**WORK TO BE COMPLETED**
Copy the listing below in full and skip every picture.

***** DATASET CONTENT *****

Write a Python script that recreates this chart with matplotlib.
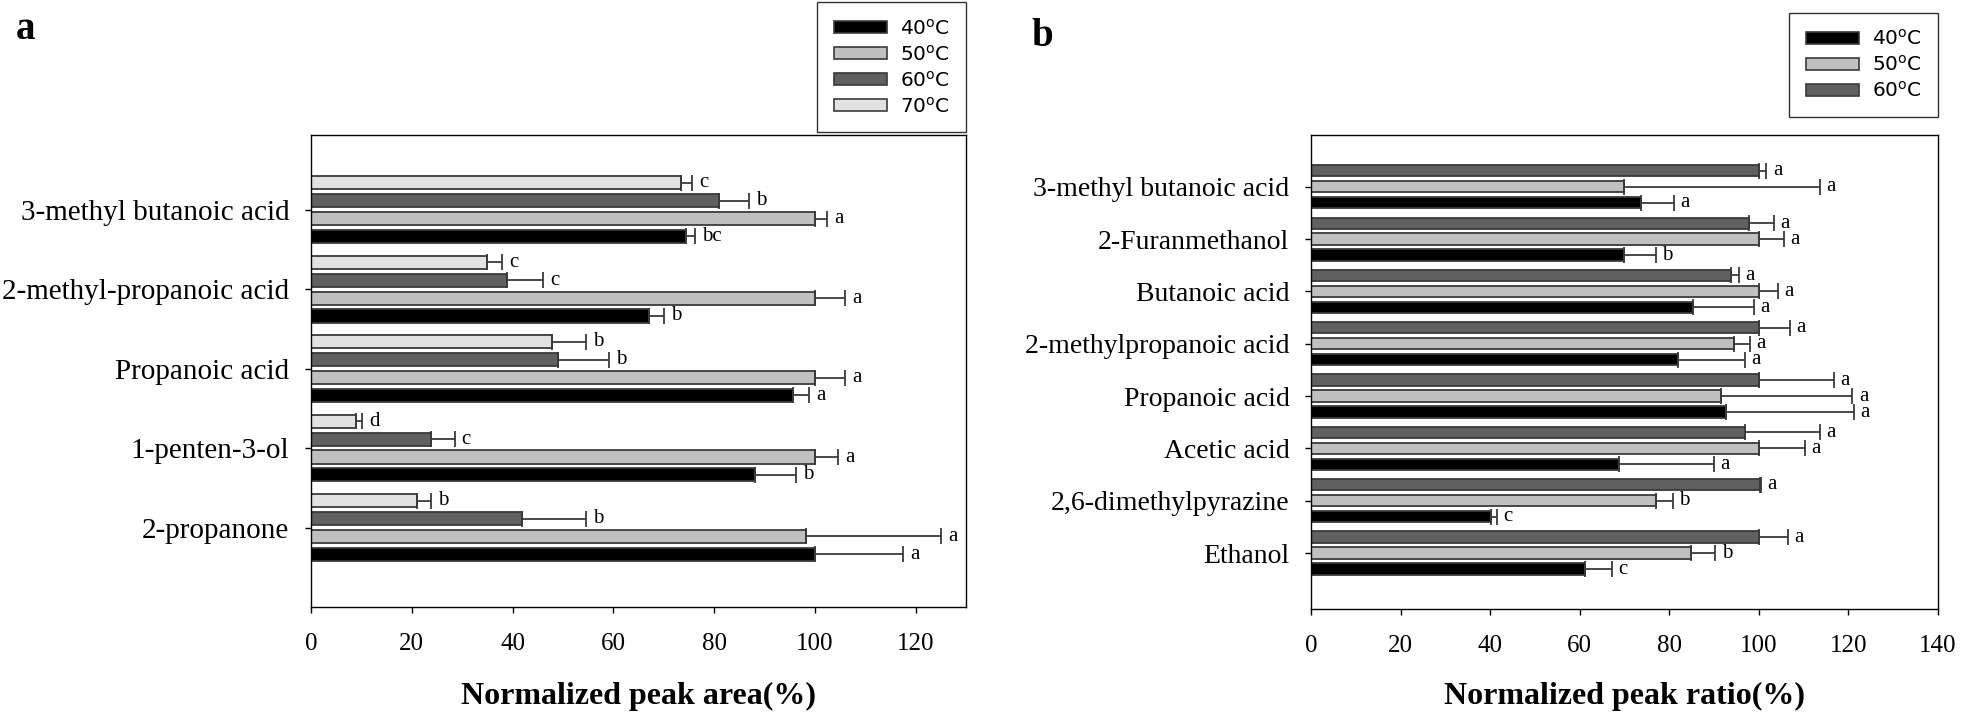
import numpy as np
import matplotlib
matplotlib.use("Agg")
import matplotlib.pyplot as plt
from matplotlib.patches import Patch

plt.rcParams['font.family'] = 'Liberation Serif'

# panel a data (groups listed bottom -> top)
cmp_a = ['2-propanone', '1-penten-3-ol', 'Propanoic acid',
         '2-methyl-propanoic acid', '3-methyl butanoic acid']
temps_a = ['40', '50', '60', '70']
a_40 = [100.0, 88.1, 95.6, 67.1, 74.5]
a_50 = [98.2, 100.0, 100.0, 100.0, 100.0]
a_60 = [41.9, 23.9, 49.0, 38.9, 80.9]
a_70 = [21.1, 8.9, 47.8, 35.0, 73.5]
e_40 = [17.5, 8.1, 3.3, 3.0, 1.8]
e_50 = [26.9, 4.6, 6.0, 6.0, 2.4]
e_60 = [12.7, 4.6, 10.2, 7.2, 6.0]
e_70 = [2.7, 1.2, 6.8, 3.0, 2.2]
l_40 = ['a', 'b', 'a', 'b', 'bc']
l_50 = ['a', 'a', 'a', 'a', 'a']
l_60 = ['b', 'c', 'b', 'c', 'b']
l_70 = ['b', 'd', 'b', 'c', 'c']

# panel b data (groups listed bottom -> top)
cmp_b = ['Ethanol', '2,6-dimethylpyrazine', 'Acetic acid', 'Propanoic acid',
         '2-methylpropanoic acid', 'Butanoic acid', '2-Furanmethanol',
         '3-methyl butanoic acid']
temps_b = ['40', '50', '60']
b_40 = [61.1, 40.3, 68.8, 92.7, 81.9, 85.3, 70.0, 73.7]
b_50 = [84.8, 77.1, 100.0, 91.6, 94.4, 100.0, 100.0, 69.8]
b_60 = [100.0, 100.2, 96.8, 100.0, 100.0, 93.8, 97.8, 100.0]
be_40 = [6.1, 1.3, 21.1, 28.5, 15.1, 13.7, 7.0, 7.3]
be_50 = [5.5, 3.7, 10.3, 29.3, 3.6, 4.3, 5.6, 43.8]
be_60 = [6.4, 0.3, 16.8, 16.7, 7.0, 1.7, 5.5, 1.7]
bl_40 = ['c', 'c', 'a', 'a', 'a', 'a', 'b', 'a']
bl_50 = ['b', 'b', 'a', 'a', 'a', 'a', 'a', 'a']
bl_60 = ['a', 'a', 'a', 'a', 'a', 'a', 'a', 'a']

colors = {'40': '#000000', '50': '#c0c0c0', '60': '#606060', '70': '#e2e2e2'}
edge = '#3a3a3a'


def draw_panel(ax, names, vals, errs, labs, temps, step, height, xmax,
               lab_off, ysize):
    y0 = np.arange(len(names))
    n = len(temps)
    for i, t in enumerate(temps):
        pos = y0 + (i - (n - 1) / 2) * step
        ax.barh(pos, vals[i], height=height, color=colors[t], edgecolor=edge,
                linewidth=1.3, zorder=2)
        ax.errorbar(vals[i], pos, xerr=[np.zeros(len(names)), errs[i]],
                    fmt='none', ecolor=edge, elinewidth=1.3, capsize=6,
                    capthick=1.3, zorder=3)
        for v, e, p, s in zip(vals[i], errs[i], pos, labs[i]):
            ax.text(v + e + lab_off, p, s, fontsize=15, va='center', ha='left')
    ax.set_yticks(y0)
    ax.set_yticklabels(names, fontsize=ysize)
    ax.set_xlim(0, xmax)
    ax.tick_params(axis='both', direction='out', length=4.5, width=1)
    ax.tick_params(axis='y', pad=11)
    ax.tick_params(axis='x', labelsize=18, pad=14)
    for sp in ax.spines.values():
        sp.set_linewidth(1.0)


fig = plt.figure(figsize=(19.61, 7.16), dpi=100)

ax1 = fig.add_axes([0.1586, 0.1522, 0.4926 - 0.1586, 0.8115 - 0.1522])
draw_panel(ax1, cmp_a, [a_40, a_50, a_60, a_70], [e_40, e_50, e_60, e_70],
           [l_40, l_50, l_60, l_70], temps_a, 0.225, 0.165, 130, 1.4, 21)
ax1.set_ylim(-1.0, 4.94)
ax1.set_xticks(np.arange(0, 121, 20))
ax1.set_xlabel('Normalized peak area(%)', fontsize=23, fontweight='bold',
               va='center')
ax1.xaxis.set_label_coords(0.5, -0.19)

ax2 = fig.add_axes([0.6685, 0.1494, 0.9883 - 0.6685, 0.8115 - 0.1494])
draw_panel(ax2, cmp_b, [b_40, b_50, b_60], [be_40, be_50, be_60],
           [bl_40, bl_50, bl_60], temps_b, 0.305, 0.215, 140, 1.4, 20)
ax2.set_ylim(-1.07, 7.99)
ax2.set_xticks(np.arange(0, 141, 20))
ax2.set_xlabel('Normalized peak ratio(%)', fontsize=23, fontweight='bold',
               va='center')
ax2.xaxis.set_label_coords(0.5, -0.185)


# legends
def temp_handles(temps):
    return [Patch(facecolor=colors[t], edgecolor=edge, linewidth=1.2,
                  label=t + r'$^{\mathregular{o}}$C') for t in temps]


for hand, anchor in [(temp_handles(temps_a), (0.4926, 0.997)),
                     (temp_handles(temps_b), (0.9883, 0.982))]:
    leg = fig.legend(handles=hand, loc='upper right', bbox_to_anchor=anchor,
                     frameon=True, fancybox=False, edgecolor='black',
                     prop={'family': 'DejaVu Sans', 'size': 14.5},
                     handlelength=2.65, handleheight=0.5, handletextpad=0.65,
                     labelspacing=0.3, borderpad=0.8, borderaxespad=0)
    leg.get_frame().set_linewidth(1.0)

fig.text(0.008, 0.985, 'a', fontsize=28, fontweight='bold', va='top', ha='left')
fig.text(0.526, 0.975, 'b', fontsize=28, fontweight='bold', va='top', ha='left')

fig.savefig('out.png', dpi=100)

*****

**WRITTEN RESPONSE**
Write a Python script that recreates this chart with matplotlib.
import numpy as np
import matplotlib
matplotlib.use("Agg")
import matplotlib.pyplot as plt
from matplotlib.patches import Patch

plt.rcParams['font.family'] = 'Liberation Serif'

# panel a data (groups listed bottom -> top)
cmp_a = ['2-propanone', '1-penten-3-ol', 'Propanoic acid',
         '2-methyl-propanoic acid', '3-methyl butanoic acid']
temps_a = ['40', '50', '60', '70']
a_40 = [100.0, 88.1, 95.6, 67.1, 74.5]
a_50 = [98.2, 100.0, 100.0, 100.0, 100.0]
a_60 = [41.9, 23.9, 49.0, 38.9, 80.9]
a_70 = [21.1, 8.9, 47.8, 35.0, 73.5]
e_40 = [17.5, 8.1, 3.3, 3.0, 1.8]
e_50 = [26.9, 4.6, 6.0, 6.0, 2.4]
e_60 = [12.7, 4.6, 10.2, 7.2, 6.0]
e_70 = [2.7, 1.2, 6.8, 3.0, 2.2]
l_40 = ['a', 'b', 'a', 'b', 'bc']
l_50 = ['a', 'a', 'a', 'a', 'a']
l_60 = ['b', 'c', 'b', 'c', 'b']
l_70 = ['b', 'd', 'b', 'c', 'c']

# panel b data (groups listed bottom -> top)
cmp_b = ['Ethanol', '2,6-dimethylpyrazine', 'Acetic acid', 'Propanoic acid',
         '2-methylpropanoic acid', 'Butanoic acid', '2-Furanmethanol',
         '3-methyl butanoic acid']
temps_b = ['40', '50', '60']
b_40 = [61.1, 40.3, 68.8, 92.7, 81.9, 85.3, 70.0, 73.7]
b_50 = [84.8, 77.1, 100.0, 91.6, 94.4, 100.0, 100.0, 69.8]
b_60 = [100.0, 100.2, 96.8, 100.0, 100.0, 93.8, 97.8, 100.0]
be_40 = [6.1, 1.3, 21.1, 28.5, 15.1, 13.7, 7.0, 7.3]
be_50 = [5.5, 3.7, 10.3, 29.3, 3.6, 4.3, 5.6, 43.8]
be_60 = [6.4, 0.3, 16.8, 16.7, 7.0, 1.7, 5.5, 1.7]
bl_40 = ['c', 'c', 'a', 'a', 'a', 'a', 'b', 'a']
bl_50 = ['b', 'b', 'a', 'a', 'a', 'a', 'a', 'a']
bl_60 = ['a', 'a', 'a', 'a', 'a', 'a', 'a', 'a']

colors = {'40': '#000000', '50': '#c0c0c0', '60': '#606060', '70': '#e2e2e2'}
edge = '#3a3a3a'


def draw_panel(ax, names, vals, errs, labs, temps, step, height, xmax,
               lab_off, ysize):
    y0 = np.arange(len(names))
    n = len(temps)
    for i, t in enumerate(temps):
        pos = y0 + (i - (n - 1) / 2) * step
        ax.barh(pos, vals[i], height=height, color=colors[t], edgecolor=edge,
                linewidth=1.3, zorder=2)
        ax.errorbar(vals[i], pos, xerr=[np.zeros(len(names)), errs[i]],
                    fmt='none', ecolor=edge, elinewidth=1.3, capsize=6,
                    capthick=1.3, zorder=3)
        for v, e, p, s in zip(vals[i], errs[i], pos, labs[i]):
            ax.text(v + e + lab_off, p, s, fontsize=15, va='center', ha='left')
    ax.set_yticks(y0)
    ax.set_yticklabels(names, fontsize=ysize)
    ax.set_xlim(0, xmax)
    ax.tick_params(axis='both', direction='out', length=4.5, width=1)
    ax.tick_params(axis='y', pad=11)
    ax.tick_params(axis='x', labelsize=18, pad=14)
    for sp in ax.spines.values():
        sp.set_linewidth(1.0)


fig = plt.figure(figsize=(19.61, 7.16), dpi=100)

ax1 = fig.add_axes([0.1586, 0.1522, 0.4926 - 0.1586, 0.8115 - 0.1522])
draw_panel(ax1, cmp_a, [a_40, a_50, a_60, a_70], [e_40, e_50, e_60, e_70],
           [l_40, l_50, l_60, l_70], temps_a, 0.225, 0.165, 130, 1.4, 21)
ax1.set_ylim(-1.0, 4.94)
ax1.set_xticks(np.arange(0, 121, 20))
ax1.set_xlabel('Normalized peak area(%)', fontsize=23, fontweight='bold',
               va='center')
ax1.xaxis.set_label_coords(0.5, -0.19)

ax2 = fig.add_axes([0.6685, 0.1494, 0.9883 - 0.6685, 0.8115 - 0.1494])
draw_panel(ax2, cmp_b, [b_40, b_50, b_60], [be_40, be_50, be_60],
           [bl_40, bl_50, bl_60], temps_b, 0.305, 0.215, 140, 1.4, 20)
ax2.set_ylim(-1.07, 7.99)
ax2.set_xticks(np.arange(0, 141, 20))
ax2.set_xlabel('Normalized peak ratio(%)', fontsize=23, fontweight='bold',
               va='center')
ax2.xaxis.set_label_coords(0.5, -0.185)


# legends
def temp_handles(temps):
    return [Patch(facecolor=colors[t], edgecolor=edge, linewidth=1.2,
                  label=t + r'$^{\mathregular{o}}$C') for t in temps]


for hand, anchor in [(temp_handles(temps_a), (0.4926, 0.997)),
                     (temp_handles(temps_b), (0.9883, 0.982))]:
    leg = fig.legend(handles=hand, loc='upper right', bbox_to_anchor=anchor,
                     frameon=True, fancybox=False, edgecolor='black',
                     prop={'family': 'DejaVu Sans', 'size': 14.5},
                     handlelength=2.65, handleheight=0.5, handletextpad=0.65,
                     labelspacing=0.3, borderpad=0.8, borderaxespad=0)
    leg.get_frame().set_linewidth(1.0)

fig.text(0.008, 0.985, 'a', fontsize=28, fontweight='bold', va='top', ha='left')
fig.text(0.526, 0.975, 'b', fontsize=28, fontweight='bold', va='top', ha='left')

fig.savefig('out.png', dpi=100)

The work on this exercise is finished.